'''

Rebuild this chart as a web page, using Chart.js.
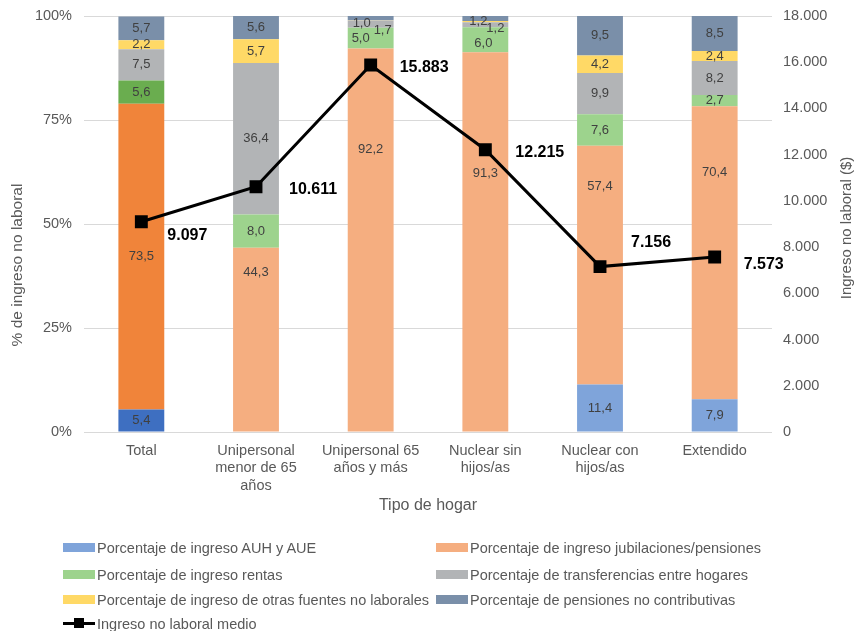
<!DOCTYPE html>
<html>
<head>
<meta charset="utf-8">
<script src="https://cdn.jsdelivr.net/npm/chart.js@4.4.1/dist/chart.umd.min.js"></script>
<style>
body { margin:0; background:#fff; font-family:'Liberation Sans', Arial, sans-serif; }
#wrap { position:relative; width:856px; height:631px; }
.leg { position:absolute; font-size:14.5px; color:#595959; white-space:nowrap; line-height:16px; }
.leg i { display:inline-block; width:32px; height:9px; margin-right:2px; vertical-align:1px; }
.leg b { display:inline-block; position:relative; width:32px; height:3px; background:#000; margin-right:2px; vertical-align:4px; }
.leg b:after { content:''; position:absolute; left:11px; top:-4px; width:10px; height:10px; background:#000; }
</style>
</head>
<body>
<div id="wrap">
<canvas id="c" width="856" height="631"></canvas>
<div class="leg" style="left:63px;top:540px"><i style="background:#7FA4DA"></i>Porcentaje de ingreso AUH y AUE</div>
<div class="leg" style="left:436px;top:540px"><i style="background:#F5AE80"></i>Porcentaje de ingreso jubilaciones/pensiones</div>
<div class="leg" style="left:63px;top:567px"><i style="background:#9DD38D"></i>Porcentaje de ingreso rentas</div>
<div class="leg" style="left:436px;top:567px"><i style="background:#B2B4B6"></i>Porcentaje de transferencias entre hogares</div>
<div class="leg" style="left:63px;top:592px"><i style="background:#FFD966"></i>Porcentaje de ingreso de otras fuentes no laborales</div>
<div class="leg" style="left:436px;top:592px"><i style="background:#7A8FA9"></i>Porcentaje de pensiones no contributivas</div>
<div class="leg" style="left:63px;top:616px"><b></b>Ingreso no laboral medio</div>
</div>
<script>
// categorias y series
var categorias = [['Total'], ['Unipersonal', 'menor de 65', 'años'], ['Unipersonal 65', 'años y más'], ['Nuclear sin', 'hijos/as'], ['Nuclear con', 'hijos/as'], ['Extendido']];
var auh = [5.4, 0, 0, 0, 11.4, 7.9];
var jubilaciones = [73.5, 44.3, 92.2, 91.3, 57.4, 70.4];
var rentas = [5.6, 8.0, 5.0, 6.0, 7.6, 2.7];
var transferencias = [7.5, 36.4, 1.7, 1.2, 9.9, 8.2];
var otras = [2.2, 5.7, 0.1, 0.3, 4.2, 2.4];
var pensNoContrib = [5.7, 5.6, 1.0, 1.2, 9.5, 8.5];
var ingresoMedio = [9097, 10611, 15883, 12215, 7156, 7573];
var pctTicks = [0, 25, 50, 75, 100];

function miles(v) {
    return String(v).replace(/\B(?=(\d{3})+(?!\d))/g, '.');
}
function coma(v) {
    return v.toFixed(1).replace('.', ',');
}
// el Total va en tonos mas oscuros
function col(dark, light) {
    return categorias.map(function(c, i) { return i === 0 ? dark : light; });
}

// etiquetas corridas a mano (como en el original), clave: dataset-categoria
var corrimientos = {
    '3-2': [-10, 0], '4-2': [12, 6], '6-2': [-9, 5],
    '3-3': [-2, 4], '4-3': [10, 4], '6-3': [-7, 3]
};
var corrJub = [0, -67, -91, -68, -79, -80];
var corrLinea = [[26, 14], [33, 3], [29, 3], [30, 3], [31, -24], [29, 8]];
var FUENTE = '"Liberation Sans", Arial, sans-serif';

var etiquetas = {
    id: 'etiquetas',
    afterDatasetsDraw: function(chart) {
        var ctx = chart.ctx;
        ctx.save();
        ctx.textBaseline = 'middle';
        chart.data.datasets.forEach(function(ds, i) {
            var meta = chart.getDatasetMeta(i);
            if (ds.type === 'line') {
                ctx.font = 'bold 16px ' + FUENTE;
                ctx.fillStyle = '#000';
                ctx.textAlign = 'left';
                meta.data.forEach(function(p, j) {
                    ctx.fillText(miles(ds.data[j]), p.x + corrLinea[j][0], p.y + corrLinea[j][1]);
                });
                return;
            }
            ctx.font = '13px ' + FUENTE;
            ctx.fillStyle = '#404040';
            ctx.textAlign = 'center';
            meta.data.forEach(function(b, j) {
                var v = ds.data[j];
                if (v < 0.5) return;
                var o = corrimientos[i + '-' + j] || [0, 0];
                if (i === 2) o = [0, corrJub[j]];
                ctx.fillText(coma(v), b.x + o[0], (b.y + b.base) / 2 + o[1]);
            });
        });
        ctx.restore();
    },
    afterDraw: function(chart) {
        // titulos de ejes
        var ctx = chart.ctx;
        ctx.save();
        ctx.fillStyle = '#595959';
        ctx.textAlign = 'center';
        ctx.textBaseline = 'middle';
        ctx.font = '16px ' + FUENTE;
        ctx.fillText('Tipo de hogar', 428, 506);
        ctx.font = '15.5px ' + FUENTE;
        ctx.translate(18, 265);
        ctx.rotate(-Math.PI / 2);
        ctx.fillText('% de ingreso no laboral', 0, 0);
        ctx.restore();
        ctx.save();
        ctx.fillStyle = '#595959';
        ctx.textAlign = 'center';
        ctx.textBaseline = 'middle';
        ctx.font = '15px ' + FUENTE;
        ctx.translate(847, 228);
        ctx.rotate(-Math.PI / 2);
        ctx.fillText('Ingreso no laboral ($)', 0, 0);
        ctx.restore();
    }
};

Chart.defaults.font.family = FUENTE;
Chart.defaults.color = '#595959';

function fijarAncho(s) {
    s.width = 84;
    s.paddingTop = 0;
    s.paddingBottom = 0;
}

new Chart(document.getElementById('c'), {
    type: 'bar',
    data: {
        labels: categorias,
        datasets: [
            { type: 'line', label: 'Ingreso no laboral medio', data: ingresoMedio, yAxisID: 'y1', order: 0,
              borderColor: '#000', backgroundColor: '#000', borderWidth: 3, pointStyle: 'rect', pointRadius: 7, tension: 0 },
            { label: 'Porcentaje de ingreso AUH y AUE', data: auh, backgroundColor: col('#3E6FC1', '#7FA4DA'), order: 1 },
            { label: 'Porcentaje de ingreso jubilaciones/pensiones', data: jubilaciones, backgroundColor: col('#F0843A', '#F5AE80'), order: 1 },
            { label: 'Porcentaje de ingreso rentas', data: rentas, backgroundColor: col('#6AAD4F', '#9DD38D'), order: 1 },
            { label: 'Porcentaje de transferencias entre hogares', data: transferencias, backgroundColor: '#B2B4B6', order: 1 },
            { label: 'Porcentaje de ingreso de otras fuentes no laborales', data: otras, backgroundColor: '#FFD966', order: 1 },
            { label: 'Porcentaje de pensiones no contributivas', data: pensNoContrib, backgroundColor: '#7A8FA9', order: 1 }
        ]
    },
    options: {
        responsive: false,
        animation: false,
        layout: { padding: { top: 16, bottom: 0, left: 0, right: 0 } },
        datasets: { bar: { categoryPercentage: 1, barPercentage: 0.4 } },
        plugins: { legend: { display: false }, tooltip: { enabled: false } },
        scales: {
            x: {
                stacked: true,
                grid: { display: false },
                border: { display: false },
                ticks: { font: { size: 14.5 }, padding: 2, maxRotation: 0 },
                afterFit: function(s) { s.height = 199; s.paddingLeft = 0; s.paddingRight = 0; }
            },
            y: {
                stacked: true, min: 0, max: 100,
                afterBuildTicks: function(s) { s.ticks = pctTicks.map(function(v) { return { value: v }; }); },
                ticks: { font: { size: 14.5 }, padding: 12, callback: function(v) { return v + '%'; } },
                grid: { color: '#D9D9D9', drawTicks: false, lineWidth: 1 },
                border: { display: false },
                afterFit: fijarAncho
            },
            y1: {
                position: 'right', min: 0, max: 18000,
                ticks: { stepSize: 2000, font: { size: 14.5 }, padding: 11, callback: function(v) { return miles(v); } },
                grid: { display: false, drawTicks: false },
                border: { display: false },
                afterFit: fijarAncho
            }
        }
    },
    plugins: [etiquetas]
});
</script>
</body>
</html>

'''

Repeat exactly and only the lines from the start of the data above through the line that holds "var pctTicks = [0, 25, 50, 75, 100];", inclusive. Pictures do not belong in the copy.

Rebuild this chart as a web page, using Chart.js.
<!DOCTYPE html>
<html>
<head>
<meta charset="utf-8">
<script src="https://cdn.jsdelivr.net/npm/chart.js@4.4.1/dist/chart.umd.min.js"></script>
<style>
body { margin:0; background:#fff; font-family:'Liberation Sans', Arial, sans-serif; }
#wrap { position:relative; width:856px; height:631px; }
.leg { position:absolute; font-size:14.5px; color:#595959; white-space:nowrap; line-height:16px; }
.leg i { display:inline-block; width:32px; height:9px; margin-right:2px; vertical-align:1px; }
.leg b { display:inline-block; position:relative; width:32px; height:3px; background:#000; margin-right:2px; vertical-align:4px; }
.leg b:after { content:''; position:absolute; left:11px; top:-4px; width:10px; height:10px; background:#000; }
</style>
</head>
<body>
<div id="wrap">
<canvas id="c" width="856" height="631"></canvas>
<div class="leg" style="left:63px;top:540px"><i style="background:#7FA4DA"></i>Porcentaje de ingreso AUH y AUE</div>
<div class="leg" style="left:436px;top:540px"><i style="background:#F5AE80"></i>Porcentaje de ingreso jubilaciones/pensiones</div>
<div class="leg" style="left:63px;top:567px"><i style="background:#9DD38D"></i>Porcentaje de ingreso rentas</div>
<div class="leg" style="left:436px;top:567px"><i style="background:#B2B4B6"></i>Porcentaje de transferencias entre hogares</div>
<div class="leg" style="left:63px;top:592px"><i style="background:#FFD966"></i>Porcentaje de ingreso de otras fuentes no laborales</div>
<div class="leg" style="left:436px;top:592px"><i style="background:#7A8FA9"></i>Porcentaje de pensiones no contributivas</div>
<div class="leg" style="left:63px;top:616px"><b></b>Ingreso no laboral medio</div>
</div>
<script>
// categorias y series
var categorias = [['Total'], ['Unipersonal', 'menor de 65', 'años'], ['Unipersonal 65', 'años y más'], ['Nuclear sin', 'hijos/as'], ['Nuclear con', 'hijos/as'], ['Extendido']];
var auh = [5.4, 0, 0, 0, 11.4, 7.9];
var jubilaciones = [73.5, 44.3, 92.2, 91.3, 57.4, 70.4];
var rentas = [5.6, 8.0, 5.0, 6.0, 7.6, 2.7];
var transferencias = [7.5, 36.4, 1.7, 1.2, 9.9, 8.2];
var otras = [2.2, 5.7, 0.1, 0.3, 4.2, 2.4];
var pensNoContrib = [5.7, 5.6, 1.0, 1.2, 9.5, 8.5];
var ingresoMedio = [9097, 10611, 15883, 12215, 7156, 7573];
var pctTicks = [0, 25, 50, 75, 100];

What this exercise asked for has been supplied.